Getting strange error in verilog (vcs) when trying to use if/else blocks

Question

I am trying to write an "inverter" function for a 2's compliment adder. My instructor wants me to use if/else statements in order to implement it. The module is supposed to take an 8 bit number and flip the bits (so zero to ones/ones to zeros). I wrote this module:

    module inverter(b, bnot);
    input [7:0] b;
    output [7:0]bnot;

    if (b[0] == 0) begin
    assign bnot[0] = 1;
    end else begin
    assign bnot[0] = 0;
    end

    //repeat for bits 1-7

When I try and compile and compile it using this command I got the following errors:

    vcs +v2k inverter.v
    Error-[V2005S] Verilog 2005 IEEE 1364-2005 syntax used.
    inverter.v, 16
    Please compile with -sverilog or -v2005 to support this construct: generate
   blocks without generate/endgenerate keywords.

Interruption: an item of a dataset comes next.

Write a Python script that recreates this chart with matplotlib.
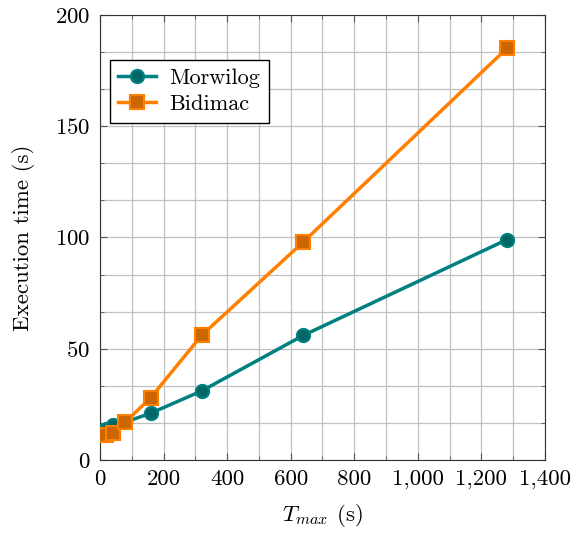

So I added the -v2005 argument and then I get this error:

  vcs +v2k -v2005 inverter.v
 Elaboration time unknown or bad value encountered for generate if-statement
 condition expression.
 Please make sure it is elaboration time constant.

Someone mind explaining to me what I am doing wrong? Very new to all of this, and very confused :). Thanks!

Answer 1

assign statements like this declare combinatorial hardware which drive the assigned wire. Since you have put if/else around it it looks like you are generating hardware on the fly as required, which you can not do. Generate statements are away of paramertising code with variable instance based on constant parameters which is why in this situation you get that quite confusing error.

Two solutions:

Use a ternary operator to select the value.

assign bnot[0] = b[0] ? 1'b0 : 1'b1;

Which is the same as assign bnot[0] = ~b[0].

Or use a combinatorial always block, output must be declared as reg.

module inverter(
  input      [7:0] b,
  output reg [7:0] bnot
);
always @* begin
  if (b[0] == 0) begin
    bnot[0] = 1;
  end else begin
    bnot[0] = 0;
  end
end

Note in the above example the output is declared as reg not wire, we wrap code with an always @* and we do not use assign keyword.

Verliog reg vs wire is a simulator optimisation and you just need to use the correct one, further answers which elaborate on this are Verilog Input Output types, SystemVerilog datatypes.